Celebrating Athletic Excellence – Pulaski County: Ken Kavanaugh

By Dr. Robert Reising

One of the nation’s most spectacular pass receivers ever, Ken Kavanaugh, was more than simply an outstanding football player. He was a multi-sport luminary who, in addition to meritoriously serving America in wartime, enriched the nation’s sports landscape for more than half a century. Arkansas has produced few athletes with a greater claim on respect, national as well as state.

Ken was born in Little Rock on Nov. 23, 1916, the youngest of three children. His father was a railroad machinist and his mother a homemaker whose brother founded the popular Schmand Candy Co. Like his brother and sister, in his first years Ken knew only middle-class American values, honed on Depression-era deprivations. Hard work, courage, and confidence burgeoned into lifetime strengths.

Those strengths impressed area sports fans. By high school, he had emerged as a gifted performer in virtually every athletic endeavor he attempted. He earned a host of honors, including selection to All-State basketball and football teams before graduating from Little Rock Central High in 1936. Immediately, he continued his award-winning career at Louisiana State University (LSU). On the diamond, he excelled as a high-average batter with “pop” in his bat. The exceptional speed obvious in his track achievements provided a third plus. His play at first base was likewise eye-catching, his agility and quick hands teaming with his 6-foot 3-inch frame to equip him with ideal defensive skills.

In football, his physical assets also served him handsomely. In Little Rock and Baton Rouge, he played on defense as well as offense. And weighing over 200 pounds, Ken outmuscled, as well as outjumped and outran, many an opponent. Yet for him, pass catching was also “a thinking man’s game,” and he scored more than a few touchdowns by setting up and faking out opponents.

At LSU, because varsity athletics permitted no freshmen, he compressed one of the most storied Tiger careers into just three years. In 1937, he earned second team All-Southeastern Conference (SEC) honors on a 9 and 2 Sugar Bowl team, graduated to first team All-SEC the following fall, and reached unqualified national excellence in his final campaign. In 1939, he repeated his SEC honors of the preceding year while adding SEC Co-Most Valuable Player (MVP), Consensus All-American, the Knute Rockne Memorial Award, the Touchdown Club’s “Lineman of the Year” Award, the Blue-Gray Classic’s MVP, and (although not a back) seventh place in the Heisman Trophy voting.

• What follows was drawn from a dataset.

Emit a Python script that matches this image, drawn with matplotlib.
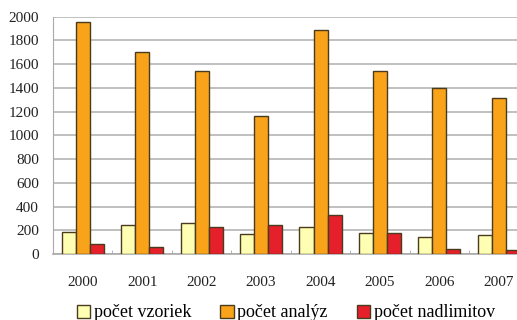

Unfortunately, months passed before he learned he had gone “high” in professional football’s draft. Acting immediately, however, was baseball’s St. Louis Cardinals executive Branch Rickey, later famous for breaking major league baseball’s color line by signing Jackie Robinson. Convinced baseball held Ken’s future, he lured him into signing a contract and assigned him to Kilgore in a Class C Texas league. Deep into a successful season, however, Ken learned of his National Football League (NFL) drafting, immediately negotiated his Kilgore release, and after performing in the College (football) All-Star Game, joined the Chicago Bears for a salary paying him “better than anyone else in the league.”

Clearly, he was a precious two-sport commodity commanding the league’s most lucrative reimbursement. He starred for eight NFL seasons, cushioned around three years (1942-44) of action-packed, commendation-winning service as a World War II bomber pilot in Europe. He helped the Bears win 72 percent of their games and NFL championships in 1940, 1941, and 1946, scoring a touchdown in each of the three title wins. He twice led the league in yards-per-pass reception, once before and once after the war, and he twice led the league in touchdown receptions, once with a team-record 13, a number enwrapping another team record, a touchdown reception in seven consecutive games. His 50 touchdown receptions allow him another Chicago first, just one short of the NFL record.

Retirement from the playing field in 1950 was followed, first, by coaching stints with the Bears and at Boston College and Villanova and, then, by 45 years of coaching and scouting for the NFL’s New York Giants. Ken became “a revered member of the Giants’ family … [for whom] he made many important contributions … over the years,” said John Mara, team president and CEO, after the 2007 death of the bomber “pilot … [with] nerves of steel.”

Another “revered member of the Giants’ family” was a fellow scout, African American Rosie Brown, the team’s Hall of Fame tackle with whom Ken had “an inseparable bond.” The special friendship receives insightful attention in “The Humility of Greatness,” Ken Jr.’s tribute to his father. Also illuminated in the biography are the inspiring feats of a man deserving limitless respect in Pulaski County and the 501.